D’abord, rappelons que lors des premiers spectacles des Colocs, avant l’arrivée de Serge Robert, c’est l’auteur-compositeur-interprète Marc Déry qui jouait la basse au sein de cette formation. Cet artiste émérite ne faisait toutefois pas partie du groupe de façon officielle; son travail consistant à jouer exclusivement lors des spectacles. En décembre 1990, Serge Robert a donc officiellement fait son entrée et a pris les commandes de cet instrument. Et que se passait-il au sein des Colocs? «Honnêtement, pour ma part, je dois dire que ce n’était pas toujours facile. En particulier, avec André (Dédé Fortin). Malgré tout le respect que nous avions l’un pour l’autre, nous étions souvent en désaccord. Sans dire que nous étions toujours à couteaux tirés, je dirais qu’il y avait souvent des frictions entre lui et moi. Entre autres, de mon côté, je souhaitais continuer de participer à des projets musicaux en dehors des Colocs, mais André me le reprochait; il voulait que toute mon énergie et celle des autres soient consacrées aux Colocs. Bien que cette façon de faire n’était pas mauvaise, de mon côté, ça ne me convenait pas de prendre part exclusivement à un projet, même au moment où le succès a commencé à nous sourire. J’avais besoin d’autre chose.»

Ainsi, avant de créer sa subversive deuxième identité, Mononc Serge, Serge Robert a évolué au sein de deux formations, soit Les Quarts de rouge, avec Pat Napoli et Yves Desrosiers (guitariste de Jean Leloup-Leclerc à l’époque de La Sale affaire) et Les Blaireaux (en duo avec Yves Desrosiers, à la suite du décès de Pat Napoli).

Le bassiste-chanteur jouait donc principalement avec Les Colocs, mais se gardait du temps pour composer avec Les Quarts de rouge, qui donnaient surtout dans les interprétations, notamment des pièces de Nino Ferrer, Bobby Lapointe et Jacques Dutronc.

Et puis, à l’époque des Colocs, Serge Robert avait déjà son côté fanfaron qui n’était pas particulièrement apprécié par Dédé Fortin. «André était un peu dictatorial. Entre autres, il me disait qu’il n’aimait pas ma façon de bouger sur scène», a soutenu Serge Robert, qui affirme que sa dernière année au sein des Colocs (1995) a été l’une des plus difficiles de sa vie.

Problèmes financiers

Au moment où Les Colocs tournaient sur toutes les stations de radio québécoises et que le succès du groupe n’en finissait plus de grandir, Serge Robert s’est inquiété de voir ce qui lui restait sur sa paye personnelle après que de curieuses «déductions» furent imputées à l’ensemble du groupe.

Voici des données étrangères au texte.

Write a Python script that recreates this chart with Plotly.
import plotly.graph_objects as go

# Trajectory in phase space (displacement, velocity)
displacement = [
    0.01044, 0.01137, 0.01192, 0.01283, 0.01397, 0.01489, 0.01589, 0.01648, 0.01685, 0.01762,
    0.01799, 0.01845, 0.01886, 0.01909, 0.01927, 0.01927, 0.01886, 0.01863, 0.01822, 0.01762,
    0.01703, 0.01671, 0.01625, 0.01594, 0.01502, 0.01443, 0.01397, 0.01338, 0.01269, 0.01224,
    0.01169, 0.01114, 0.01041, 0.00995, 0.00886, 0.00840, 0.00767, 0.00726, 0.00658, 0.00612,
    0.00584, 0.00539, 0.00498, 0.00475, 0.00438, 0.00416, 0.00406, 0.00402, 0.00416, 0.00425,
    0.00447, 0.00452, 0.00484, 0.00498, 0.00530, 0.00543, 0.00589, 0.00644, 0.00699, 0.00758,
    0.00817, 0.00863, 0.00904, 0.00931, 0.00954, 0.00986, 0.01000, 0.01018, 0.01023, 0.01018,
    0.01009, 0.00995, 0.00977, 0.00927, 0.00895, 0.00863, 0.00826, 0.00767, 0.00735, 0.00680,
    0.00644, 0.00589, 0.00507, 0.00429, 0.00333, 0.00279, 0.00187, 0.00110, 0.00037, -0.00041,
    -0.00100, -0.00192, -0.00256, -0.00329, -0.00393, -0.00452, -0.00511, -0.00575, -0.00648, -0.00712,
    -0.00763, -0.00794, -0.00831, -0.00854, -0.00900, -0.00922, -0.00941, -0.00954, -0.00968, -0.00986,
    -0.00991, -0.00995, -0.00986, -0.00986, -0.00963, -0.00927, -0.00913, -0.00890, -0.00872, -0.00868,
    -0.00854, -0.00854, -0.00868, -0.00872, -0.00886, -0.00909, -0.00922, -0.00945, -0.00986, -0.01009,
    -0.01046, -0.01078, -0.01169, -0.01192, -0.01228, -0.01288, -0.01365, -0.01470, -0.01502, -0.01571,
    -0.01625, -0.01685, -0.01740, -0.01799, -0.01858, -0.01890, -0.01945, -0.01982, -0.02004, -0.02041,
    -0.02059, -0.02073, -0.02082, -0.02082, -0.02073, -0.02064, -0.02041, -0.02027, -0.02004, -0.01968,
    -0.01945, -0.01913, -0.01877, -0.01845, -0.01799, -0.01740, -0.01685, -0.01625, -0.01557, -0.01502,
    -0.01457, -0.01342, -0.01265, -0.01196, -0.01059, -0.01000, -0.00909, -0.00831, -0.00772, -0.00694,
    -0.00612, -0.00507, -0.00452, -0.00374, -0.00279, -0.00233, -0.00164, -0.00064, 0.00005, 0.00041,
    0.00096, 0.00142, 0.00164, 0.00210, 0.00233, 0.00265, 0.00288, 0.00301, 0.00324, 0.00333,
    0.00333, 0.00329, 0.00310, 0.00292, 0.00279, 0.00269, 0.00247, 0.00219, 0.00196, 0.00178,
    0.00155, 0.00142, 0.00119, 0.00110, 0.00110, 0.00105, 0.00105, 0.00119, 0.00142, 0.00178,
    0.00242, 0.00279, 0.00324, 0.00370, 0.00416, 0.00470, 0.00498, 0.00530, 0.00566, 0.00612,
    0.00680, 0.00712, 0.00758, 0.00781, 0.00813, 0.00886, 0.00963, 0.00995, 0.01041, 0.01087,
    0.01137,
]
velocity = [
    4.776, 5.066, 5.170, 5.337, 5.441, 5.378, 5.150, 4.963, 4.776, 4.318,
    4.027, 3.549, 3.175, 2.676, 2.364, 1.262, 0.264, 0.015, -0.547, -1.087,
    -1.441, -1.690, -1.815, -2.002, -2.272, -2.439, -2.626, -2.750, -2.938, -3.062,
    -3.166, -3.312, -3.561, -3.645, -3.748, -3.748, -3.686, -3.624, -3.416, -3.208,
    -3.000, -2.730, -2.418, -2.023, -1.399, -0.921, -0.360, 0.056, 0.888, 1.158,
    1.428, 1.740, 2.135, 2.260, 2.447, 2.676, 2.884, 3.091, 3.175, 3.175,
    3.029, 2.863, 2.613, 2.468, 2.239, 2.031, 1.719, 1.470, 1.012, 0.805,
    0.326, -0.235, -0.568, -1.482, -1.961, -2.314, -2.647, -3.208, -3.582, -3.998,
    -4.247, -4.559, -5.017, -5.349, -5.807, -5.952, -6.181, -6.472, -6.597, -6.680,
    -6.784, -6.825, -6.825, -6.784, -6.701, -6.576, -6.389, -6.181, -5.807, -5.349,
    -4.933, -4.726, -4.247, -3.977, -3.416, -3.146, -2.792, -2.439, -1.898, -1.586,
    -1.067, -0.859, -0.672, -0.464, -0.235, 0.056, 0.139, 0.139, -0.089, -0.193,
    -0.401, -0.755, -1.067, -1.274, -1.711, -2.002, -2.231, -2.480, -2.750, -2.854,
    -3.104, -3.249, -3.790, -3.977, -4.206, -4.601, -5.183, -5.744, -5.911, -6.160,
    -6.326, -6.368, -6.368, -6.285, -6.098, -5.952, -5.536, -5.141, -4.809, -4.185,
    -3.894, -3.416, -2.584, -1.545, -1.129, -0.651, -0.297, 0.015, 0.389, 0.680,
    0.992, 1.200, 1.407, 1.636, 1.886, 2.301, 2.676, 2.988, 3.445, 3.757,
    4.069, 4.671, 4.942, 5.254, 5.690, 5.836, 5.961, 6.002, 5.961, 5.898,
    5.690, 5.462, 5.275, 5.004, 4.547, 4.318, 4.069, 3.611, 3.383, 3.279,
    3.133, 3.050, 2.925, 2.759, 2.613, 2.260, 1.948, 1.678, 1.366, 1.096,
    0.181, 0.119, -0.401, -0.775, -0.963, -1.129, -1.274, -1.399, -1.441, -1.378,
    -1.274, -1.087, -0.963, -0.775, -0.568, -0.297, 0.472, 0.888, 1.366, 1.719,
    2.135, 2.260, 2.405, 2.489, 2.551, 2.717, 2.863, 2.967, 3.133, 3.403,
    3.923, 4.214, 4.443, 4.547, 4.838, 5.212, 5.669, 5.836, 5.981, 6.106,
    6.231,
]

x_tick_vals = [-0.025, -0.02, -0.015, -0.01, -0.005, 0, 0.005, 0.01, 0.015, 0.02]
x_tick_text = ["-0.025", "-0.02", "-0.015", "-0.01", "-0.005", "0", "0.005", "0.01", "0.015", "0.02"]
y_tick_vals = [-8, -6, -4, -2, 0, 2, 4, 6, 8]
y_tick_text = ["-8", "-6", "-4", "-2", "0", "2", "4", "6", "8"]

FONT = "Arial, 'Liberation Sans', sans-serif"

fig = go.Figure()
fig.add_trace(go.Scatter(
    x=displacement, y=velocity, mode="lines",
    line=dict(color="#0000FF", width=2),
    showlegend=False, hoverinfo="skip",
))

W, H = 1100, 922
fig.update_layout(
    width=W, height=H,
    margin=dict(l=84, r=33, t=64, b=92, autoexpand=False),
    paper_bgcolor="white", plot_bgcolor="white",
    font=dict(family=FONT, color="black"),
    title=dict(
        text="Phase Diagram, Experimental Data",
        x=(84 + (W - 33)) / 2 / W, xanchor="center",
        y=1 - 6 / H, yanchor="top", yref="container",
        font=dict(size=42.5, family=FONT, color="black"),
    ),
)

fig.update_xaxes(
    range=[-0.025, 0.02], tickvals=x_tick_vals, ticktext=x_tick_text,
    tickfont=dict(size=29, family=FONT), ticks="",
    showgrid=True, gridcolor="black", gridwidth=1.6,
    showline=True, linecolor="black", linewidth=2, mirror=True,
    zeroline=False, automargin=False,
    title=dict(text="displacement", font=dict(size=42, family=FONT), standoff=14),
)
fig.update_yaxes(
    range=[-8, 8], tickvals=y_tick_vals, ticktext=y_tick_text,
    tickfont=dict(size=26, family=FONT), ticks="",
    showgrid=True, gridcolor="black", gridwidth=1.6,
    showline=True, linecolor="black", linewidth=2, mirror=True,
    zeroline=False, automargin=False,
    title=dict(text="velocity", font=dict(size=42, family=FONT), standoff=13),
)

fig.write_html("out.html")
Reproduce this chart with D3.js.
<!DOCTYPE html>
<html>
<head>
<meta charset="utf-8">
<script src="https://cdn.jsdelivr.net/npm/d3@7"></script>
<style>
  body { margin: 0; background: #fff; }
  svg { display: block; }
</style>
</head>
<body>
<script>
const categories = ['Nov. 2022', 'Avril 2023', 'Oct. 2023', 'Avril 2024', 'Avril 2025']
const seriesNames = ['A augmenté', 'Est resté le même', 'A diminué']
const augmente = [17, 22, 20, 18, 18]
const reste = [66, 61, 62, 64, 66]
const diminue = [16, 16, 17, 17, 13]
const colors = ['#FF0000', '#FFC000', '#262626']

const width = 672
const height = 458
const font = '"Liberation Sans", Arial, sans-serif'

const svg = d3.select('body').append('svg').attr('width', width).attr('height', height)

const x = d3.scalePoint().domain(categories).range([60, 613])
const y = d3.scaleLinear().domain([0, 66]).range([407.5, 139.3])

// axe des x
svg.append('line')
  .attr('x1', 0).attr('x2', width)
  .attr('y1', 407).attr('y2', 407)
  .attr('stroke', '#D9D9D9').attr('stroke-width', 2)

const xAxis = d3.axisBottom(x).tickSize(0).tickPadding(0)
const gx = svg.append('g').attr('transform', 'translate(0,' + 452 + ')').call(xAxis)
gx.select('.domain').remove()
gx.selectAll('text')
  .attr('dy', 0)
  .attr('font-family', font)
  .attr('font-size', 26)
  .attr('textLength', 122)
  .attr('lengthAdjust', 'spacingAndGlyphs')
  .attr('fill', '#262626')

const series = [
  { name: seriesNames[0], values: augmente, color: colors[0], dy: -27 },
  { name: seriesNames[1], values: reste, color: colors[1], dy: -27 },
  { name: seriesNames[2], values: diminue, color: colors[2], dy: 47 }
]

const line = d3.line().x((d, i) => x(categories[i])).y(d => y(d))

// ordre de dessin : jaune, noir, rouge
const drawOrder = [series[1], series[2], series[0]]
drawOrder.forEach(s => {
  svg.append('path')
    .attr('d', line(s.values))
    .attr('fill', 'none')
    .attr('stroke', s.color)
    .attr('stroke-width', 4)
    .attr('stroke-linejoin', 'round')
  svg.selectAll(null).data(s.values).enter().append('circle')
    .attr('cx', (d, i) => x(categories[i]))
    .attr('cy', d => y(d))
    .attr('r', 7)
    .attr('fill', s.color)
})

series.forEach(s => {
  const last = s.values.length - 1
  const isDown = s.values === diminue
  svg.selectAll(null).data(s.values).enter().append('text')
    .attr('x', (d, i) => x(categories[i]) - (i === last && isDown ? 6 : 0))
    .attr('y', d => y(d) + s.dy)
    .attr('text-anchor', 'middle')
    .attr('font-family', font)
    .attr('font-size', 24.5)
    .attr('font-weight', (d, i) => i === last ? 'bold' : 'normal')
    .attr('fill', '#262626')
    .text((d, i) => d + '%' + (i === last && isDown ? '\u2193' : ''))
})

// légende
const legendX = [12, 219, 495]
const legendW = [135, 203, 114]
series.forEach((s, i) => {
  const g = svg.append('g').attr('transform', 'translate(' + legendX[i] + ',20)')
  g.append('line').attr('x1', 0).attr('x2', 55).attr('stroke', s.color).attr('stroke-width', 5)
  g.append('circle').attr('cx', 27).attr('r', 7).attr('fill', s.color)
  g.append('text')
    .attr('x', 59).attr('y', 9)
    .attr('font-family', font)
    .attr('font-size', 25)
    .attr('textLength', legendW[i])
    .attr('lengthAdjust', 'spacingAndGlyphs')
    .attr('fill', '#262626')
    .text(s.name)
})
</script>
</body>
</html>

«Je ne projette peut-être pas cette image-là, mais je suis un gars qui s’occupe beaucoup de ses affaires. À un moment donné, je me suis rendu compte qu’il y avait quelque chose qui ne tournait pas rond. Nous (Les Colocs) payions des choses et des frais divers que nous n’étions pas censés payer au départ. Il y avait plein de choses bizarroïdes qui se passaient financièrement. De l’argent disparaissait. Toute cette histoire a fait que j’ai tenté d’en savoir davantage en allant directement à la source. Une fois de plus, toute cette histoire a créé des dissensions au sein du groupe et des hostilités latentes entre moi et André, qui préférait “faire confiance”.»

Le suicide de Dédé

Comment Serge Robert a-t-il vécu le suicide de son ancien comparse Dédé Fortin?

«Honnêtement, sur le coup, je croyais qu’il avait été assassiné. Durant les cinq années que j’ai passées en sa compagnie, je ne l’ai jamais vu dépressif. Avant de joindre Les Colocs, je savais qu’il avait déjà vécu une phase dépressive, mais sans plus, a partagé l’ex-Coloc. Au cours des dernières années, il m’était arrivé de le croiser dans la rue à quelques reprises et nous discutions alors une vingtaine de minutes ensemble, mais sans plus.»

Et que pouvait bien penser Dédé Fortin des «tounes» de Mononc Serge? «Je ne sais pas, je ne lui ai jamais demandé et il ne m’en a jamais parlé. Je pense qu’il n’aimait pas ça», a humblement partagé le farfelu créateur.